Grant also emphasizes that sustainable change happens when people feel their identity aligns with the shift. Instead of saying, “You must do this training,” try: “Here’s something that will help you grow into the kind of leader you’ve said you want to be.”
So… Do We Mandate or Not?
I wish I could give you a neat 2×2 or a yes/no checklist. But the truth? It depends. And that’s the hard part.
Here’s the filter I use:
- Have I explained the “why” in a way that resonates? Not just the business case—the human case.
- Have I answered “what’s in it for them” (WIIFT)? If the answer is “not much,” they’ll smell it.
- Have I created space for real feedback, not just polite nodding? Ask. Pause. Listen. Then respond.
If yes—and there’s still no buy-in—then yes, it may be time to draw a line. But draw it with empathy, not ego.
Because empathy isn’t the enemy of accountability. It’s how you build it.
Sometimes that means making it mandatory—but only after exhausting the opportunity for shared ownership. And even then, framing it with respect for adult learners.
One Final Thought
Mandates are tempting. Especially when we’re under pressure to show uptake, ROI, and quick wins.

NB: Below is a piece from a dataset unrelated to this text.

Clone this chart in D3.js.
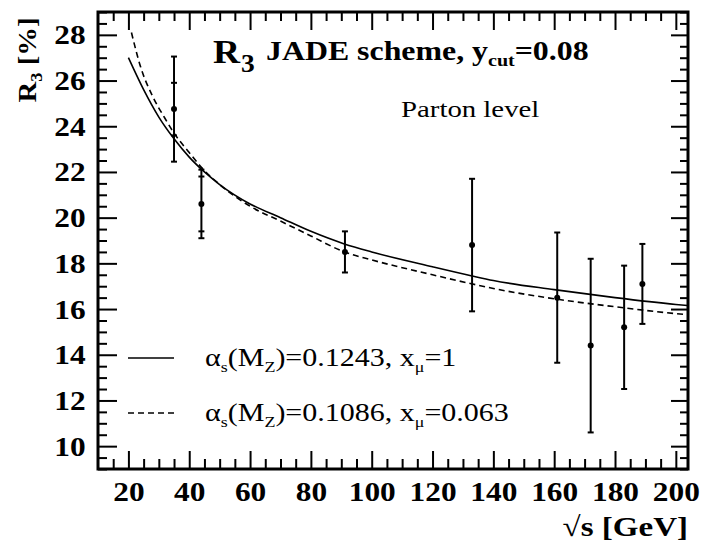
<!DOCTYPE html>
<meta charset="utf-8">
<style>
body {
  margin: 0;
  background-color: #ffffff;
}
.axis path {
  display: none;
}
.axis line {
  stroke: #000;
  stroke-width: 2px;
}
.frame {
  fill: none;
  stroke: #000;
  stroke-width: 3px;
}
.curve {
  fill: none;
  stroke: #000;
  stroke-width: 1.6px;
}
.dashed {
  stroke-dasharray: 6 4;
}
.err {
  stroke: #000;
  stroke-width: 2px;
}
</style>
<svg width="701" height="544"></svg>
<script src="https://d3js.org/d3.v7.min.js"></script>
<script>
// measured points
var sqrtS = [35, 44, 91.2, 133, 161, 172, 183, 189];
var r3 = [24.75, 20.6, 18.5, 18.8, 16.5, 14.4, 15.2, 17.1];
var errTot = [2.3, 1.5, 0.9, 2.9, 2.85, 3.8, 2.7, 1.75];
var errStat = [1.15, 1.2, 0, 0, 0, 0, 0, 0];

// alpha_s(MZ)=0.1243, x_mu=1
var solidX = [20, 25, 30, 35, 40, 45, 50, 60, 70, 80, 91, 100, 120, 133, 140, 160, 180, 200, 204];
var solidY = [27.0, 25.6, 24.4, 23.45, 22.65, 22.0, 21.45, 20.6, 20.0, 19.4, 18.85, 18.5, 17.85, 17.45, 17.25, 16.85, 16.5, 16.2, 16.15];

// alpha_s(MZ)=0.1086, x_mu=0.063
var dashX = [21, 24, 28, 32, 35, 40, 44, 50, 60, 70, 80, 91, 100, 120, 133, 140, 160, 180, 200, 204];
var dashY = [28.1, 26.6, 25.3, 24.35, 23.7, 22.85, 22.2, 21.45, 20.5, 19.85, 19.2, 18.5, 18.15, 17.5, 17.1, 16.9, 16.45, 16.1, 15.8, 15.75];

var xTicks = [20, 40, 60, 80, 100, 120, 140, 160, 180, 200];
var yTicks = [10, 12, 14, 16, 18, 20, 22, 24, 26, 28];

var FONT = "Liberation Serif";

var svg = d3.select("svg"),
    margin = {top: 12, right: 13, bottom: 75, left: 98},
    width = +svg.attr("width") - margin.left - margin.right,
    height = +svg.attr("height") - margin.top - margin.bottom;

var x = d3.scaleLinear().domain([10, 204]).range([0, width]);
var y = d3.scaleLinear().domain([9, 29]).range([height, 0]);

var g = svg.append("g")
    .attr("transform", "translate(" + margin.left + "," + margin.top + ")");

var xMinor = d3.range(15, 204, 5).filter(function(d) { return d % 20 != 0; });
var yMinor = d3.range(9, 29.01, 0.5).filter(function(d) { return d % 2 != 0; });

function styleTicks(sel) {
  sel.attr("font-family", null).attr("font-size", null);
  sel.selectAll("text")
      .style("font-family", FONT)
      .style("font-size", "28px")
      .style("font-weight", "bold")
      .attr("transform", "scale(1.12,1)");
}

// bottom
g.append("g").attr("class", "axis")
    .attr("transform", "translate(0," + height + ")")
    .call(d3.axisBottom(x).tickValues(xTicks).tickSize(-18).tickPadding(12))
    .call(styleTicks);
g.append("g").attr("class", "axis")
    .attr("transform", "translate(0," + height + ")")
    .call(d3.axisBottom(x).tickValues(xMinor).tickSize(-10).tickFormat(""));
// top
g.append("g").attr("class", "axis")
    .call(d3.axisTop(x).tickValues(xTicks).tickSize(-18).tickFormat(""));
g.append("g").attr("class", "axis")
    .call(d3.axisTop(x).tickValues(xMinor).tickSize(-9).tickFormat(""));
// left
g.append("g").attr("class", "axis")
    .call(d3.axisLeft(y).tickValues(yTicks).tickSize(-19).tickPadding(11))
    .call(styleTicks);
g.append("g").attr("class", "axis")
    .call(d3.axisLeft(y).tickValues(yMinor).tickSize(-9).tickFormat(""));
// right
g.append("g").attr("class", "axis")
    .attr("transform", "translate(" + width + ",0)")
    .call(d3.axisRight(y).tickValues(yTicks).tickSize(-17).tickFormat(""));
g.append("g").attr("class", "axis")
    .attr("transform", "translate(" + width + ",0)")
    .call(d3.axisRight(y).tickValues(yMinor).tickSize(-8).tickFormat(""));

g.append("rect").attr("class", "frame")
    .attr("width", width).attr("height", height);

var line = d3.line()
    .x(function(d) { return x(d[0]); })
    .y(function(d) { return y(d[1]); })
    .curve(d3.curveMonotoneX);

g.append("path").attr("class", "curve")
    .attr("d", line(d3.zip(solidX, solidY)));
g.append("path").attr("class", "curve dashed")
    .attr("d", line(d3.zip(dashX, dashY)));

// error bars
var pts = sqrtS.map(function(s, i) {
  return {x: s, y: r3[i], e: errTot[i], st: errStat[i]};
});

var pg = g.selectAll(".pt").data(pts).enter().append("g").attr("class", "pt");
pg.append("line").attr("class", "err")
    .attr("x1", function(d) { return x(d.x); })
    .attr("x2", function(d) { return x(d.x); })
    .attr("y1", function(d) { return y(d.y - d.e); })
    .attr("y2", function(d) { return y(d.y + d.e); });
[-1, 1].forEach(function(sgn) {
  pg.append("line").attr("class", "err")
      .attr("x1", function(d) { return x(d.x) - 3; })
      .attr("x2", function(d) { return x(d.x) + 3; })
      .attr("y1", function(d) { return y(d.y + sgn * d.e); })
      .attr("y2", function(d) { return y(d.y + sgn * d.e); });
  pg.filter(function(d) { return d.st > 0; }).append("line").attr("class", "err")
      .attr("x1", function(d) { return x(d.x) - 3; })
      .attr("x2", function(d) { return x(d.x) + 3; })
      .attr("y1", function(d) { return y(d.y + sgn * d.st); })
      .attr("y2", function(d) { return y(d.y + sgn * d.st); });
});
pg.append("circle")
    .attr("cx", function(d) { return x(d.x); })
    .attr("cy", function(d) { return y(d.y); })
    .attr("r", 3);

// text in a slightly widened serif, like the scanned original
function label(px, py, size, bold, sx, rot) {
  var tr = "translate(" + px + "," + py + ")" + (rot ? " rotate(" + rot + ")" : "") + " scale(" + sx + ",1)";
  return svg.append("text")
      .attr("transform", tr)
      .style("font-family", FONT)
      .style("font-size", size + "px")
      .style("font-weight", bold ? "bold" : "normal");
}
function sub(t, s, size, shift) {
  t.append("tspan").style("font-size", size + "px").attr("dy", shift).text(s);
  return t;
}

var t1 = label(213, 63, 34, true, 1.1);
t1.append("tspan").text("R");
t1.append("tspan").style("font-size", "25px").attr("dx", 1).attr("dy", 9).text("3");

var t2 = label(266, 60, 27, true, 1.18);
t2.append("tspan").text("JADE scheme, y");
sub(t2, "cut", 17, 6);
t2.append("tspan").attr("dy", -6).text("=0.08");

label(401, 117, 24, false, 1.2).text("Parton level");

// legend
var legend = [
  {y: 358, dash: false, as: "0.1243", xm: "1"},
  {y: 413, dash: true, as: "0.1086", xm: "0.063"}
];
legend.forEach(function(l) {
  svg.append("line").attr("class", l.dash ? "curve dashed" : "curve")
      .attr("x1", 128).attr("x2", 174).attr("y1", l.y).attr("y2", l.y);
  var t = label(205, l.y + 8, 25, false, 1.2);
  t.append("tspan").text("\u03b1");
  sub(t, "s", 15, 6);
  t.append("tspan").attr("dy", -6).text("(M");
  sub(t, "Z", 15, 6);
  t.append("tspan").attr("dy", -6).text(")=" + l.as + ", x");
  sub(t, "\u03bc", 15, 6);
  t.append("tspan").attr("dy", -6).text("=" + l.xm);
});

// axis titles
var yl = label(36, 60, 25, true, 1.15, -90).attr("text-anchor", "middle");
yl.append("tspan").text("R");
sub(yl, "3", 16, 6);
yl.append("tspan").attr("dy", -6).text(" [%]");

label(688, 536, 28, true, 1.18).attr("text-anchor", "end")
    .text("\u221as [GeV]");
</script>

But in a world where trust and agility are currencies of culture, how we roll out change matters as much as the change itself.
So the next time you’re about to say “just make it mandatory,” take a breath.
Ask yourself: What does this decision teach people about how we learn here?
And choose the route that builds the kind of culture you actually want to keep.
Because the most meaningful learning journeys start not with compliance, but with clarity.
And that’s what makes the hard choice—the right one.